Le bras de fer entre les États-Unis et l’Union européenne est lancé. L’administration Trump a relevé, le 12 mars dernier, de 25 % les droits de douane sur les importations américaines d’aluminium et d’acier. En réaction, l’UE a annoncé qu’elle rétablira, mi-avril, les droits de douane introduits lors du premier mandat de Donald Trump, suspendus depuis 2020. Des mesures de rétorsion plus sévères seront imposées à cette même date. Nul doute qu’elles seront adaptées aux tarifs réciproques que souhaitent imposer les États-Unis à leurs partenaires commerciaux, et dont les contours sont censés être dévoilés le 2 avril. Des sanctions ciblées, industrie par industrie ou même produit par produit, ne sont pas à exclure.
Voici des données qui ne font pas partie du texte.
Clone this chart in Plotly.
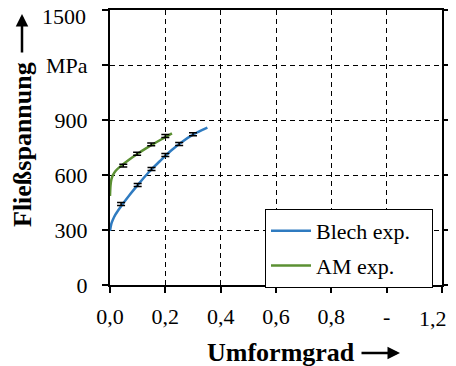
import plotly.graph_objects as go

# Curve data
blech_x = [0, 0.005, 0.01, 0.02, 0.04, 0.07, 0.1, 0.14, 0.18, 0.22, 0.26, 0.3, 0.352]
blech_y = [295, 335, 355, 385, 430, 490, 545, 615, 675, 732, 780, 820, 858]
am_x = [0, 0.002, 0.005, 0.01, 0.02, 0.04, 0.07, 0.1, 0.13, 0.16, 0.19, 0.224]
am_y = [485, 545, 575, 598, 622, 650, 685, 716, 745, 772, 798, 827]

# Experimental points (short error marks)
blech_pts_x = [0.04, 0.10, 0.15, 0.20, 0.25, 0.30]
blech_pts_y = [442, 545, 633, 709, 769, 822]
am_pts_x = [0.048, 0.098, 0.149, 0.20]
am_pts_y = [651, 716, 767, 813]
err = [8, 8, 8, 8, 8, 8]

x_tickvals = [0, 0.2, 0.4, 0.6, 0.8, 1.0, 1.2]
x_ticktext = ["0,0", "0,2", "0,4", "0,6", "0,8", "-", ""]
last_x_label = "1,2"   # drawn shifted left, as in the reference
y_tickvals = [0, 300, 600, 900, 1200, 1500]
y_ticktext = ["0", "300", "600", "900", "MPa", ""]
top_y_label = "1500"   # drawn slightly lower so it is not clipped

FONT = "Liberation Serif"
BLUE = "#2F7BC0"
GREEN = "#5B9033"
NB = "\u00a0"

# page body has an 8px margin; plot area targeted at x 110..442, y 10..285
OFF = 8
L, R, T, B = 110 - OFF, 456 + OFF - 442, 10 - OFF, 366 + OFF - 285
PW = 442 - 110
PH = 285 - 10


def px(xp):
    return (xp - 110) / PW


def py(yp):
    return (285 - yp) / PH


fig = go.Figure()
fig.add_trace(go.Scatter(x=blech_x, y=blech_y, mode="lines", name="Blech exp." + NB * 3,
                         legendgroup="a",
                         line=dict(color=BLUE, width=2.5), line_shape="spline"))
fig.add_trace(go.Scatter(x=am_x, y=am_y, mode="lines", name="AM exp.",
                         legendgroup="b",
                         line=dict(color=GREEN, width=2.5), line_shape="spline"))
for xs, ys in [(blech_pts_x, blech_pts_y), (am_pts_x, am_pts_y)]:
    fig.add_trace(go.Scatter(x=xs, y=ys, mode="markers", showlegend=False,
                             marker=dict(size=1, color="black", opacity=0),
                             error_y=dict(type="data", array=err[:len(xs)], color="black",
                                          thickness=1.5, width=4)))

axis_common = dict(showline=True, linecolor="black", linewidth=2, mirror="ticks",
                   ticks="outside", ticklen=6, tickwidth=2, tickcolor="black",
                   showgrid=True, gridcolor="black", gridwidth=1.2, griddash="5px,4px",
                   zeroline=False, automargin=False, ticklabeloverflow="allow",
                   tickfont=dict(family=FONT, size=22, color="black"))

fig.update_xaxes(range=[0, 1.2], tickvals=x_tickvals, ticktext=x_ticktext,
                 ticklabelstandoff=5, **axis_common)
fig.update_yaxes(range=[0, 1500], tickvals=y_tickvals, ticktext=y_ticktext,
                 ticklabelstandoff=10, **axis_common)

tick_font = dict(family=FONT, size=22, color="black")
title_font = dict(family=FONT, size=26, color="black")

fig.update_layout(
    width=456, height=366,
    margin=dict(l=L, r=R, t=T, b=B),
    paper_bgcolor="white", plot_bgcolor="white",
    showlegend=True,
    legend=dict(x=px(265), y=py(209), xanchor="left", yanchor="top",
                bgcolor="white", bordercolor="black", borderwidth=1,
                font=dict(family=FONT, size=22, color="black"),
                tracegroupgap=3, itemwidth=40),
    annotations=[
        dict(text=last_x_label, xref="x", yref="paper", x=1.2, y=py(318),
             xshift=-9, showarrow=False, font=tick_font,
             xanchor="center", yanchor="middle"),
        dict(text=top_y_label, xref="paper", yref="y", x=px(88), y=1500,
             yshift=-6, showarrow=False, font=tick_font,
             xanchor="right", yanchor="middle"),
        dict(text="<b>Umformgrad</b>", xref="paper", yref="paper", x=px(281), y=py(352),
             showarrow=False, font=title_font,
             xanchor="center", yanchor="middle"),
        dict(text="", xref="paper", yref="paper", x=px(400), y=py(353),
             showarrow=True, arrowhead=2, arrowsize=1, arrowwidth=2.5, arrowcolor="black",
             ax=-40, ay=0),
        dict(text="<b>Fließspannung</b>", xref="paper", yref="paper",
             x=px(22), y=py(145), textangle=-90,
             showarrow=False, font=title_font,
             xanchor="center", yanchor="middle"),
        dict(text="", xref="paper", yref="paper", x=px(22), y=py(14),
             showarrow=True, arrowhead=2, arrowsize=1, arrowwidth=2.5, arrowcolor="black",
             ax=0, ay=40),
    ],
)

fig.write_html("out.html")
Le graphique présenté ici permet de voir quelles industries en Europe semblent les plus exposées. La part du déficit commercial bilatéral des États-Unis avec l’UE attribuable à chaque produit y est représentée sous forme de bâtonnets verts. Les marqueurs orange représentent les écarts de tarifs douaniers imposés par les deux partenaires commerciaux l’un envers l’autre, un chiffre positif indiquant un niveau supérieur en Europe. Ces droits de douane sont pondérés, c’est-à-dire qu’ils tiennent compte de la structure des échanges entre les deux blocs.
Les secteurs ciblés par l’administration américaine semblent tout trouvés sur ce graphique : l’automobile et l’industrie pharmaceutique, qui représentent à elles seules un peu moins de la moitié du déficit bilatéral américain en 2024. Pour ce second secteur, les États-Unis constituent le débouché d’exportation le plus important, avec près de 17 % des exportations allant outre-Atlantique en 2024. La dépendance au marché américain rend ce secteur particulièrement vulnérable aux décisions de Washington.
Pourtant, ce secteur n’impose pas de droits de douane plus élevés que son partenaire américain ; le différentiel est même légèrement négatif. Certains secteurs européens, comme l’automobile, les spiritueux et la chimie imposent des tarifs douaniers plus élevés que leurs concurrents américains, mais globalement, l’écart tarifaire entre les deux partenaires est minime. De plus, la TVA européenne, considérée comme une mesure non tarifaire par l’administration Trump, s’applique uniformément à tous les partenaires commerciaux de l’UE et aux entreprises basées en Europe. Par conséquent, l’argument selon lequel le déficit commercial américain vis-à-vis de l’UE résulterait de politiques commerciales déloyales ne tient pas.
Par ailleurs, taxer plus fortement les importations européennes aurait des répercussions directes pour les entreprises américaines, notamment parce que les multinationales américaines sont très présentes sur le sol européen – c’est le cas, par exemple, des entreprises du secteur pharmaceutique, très implantées en Irlande.
Ces deux économies sont profondément imbriquées, et ce bras de fer commercial risque de coûter cher aux deux parties, même si l’UE semble avoir les moyens d’amortir le choc, notamment grâce à la taille et aux marges d’approfondissement de son marché intérieur.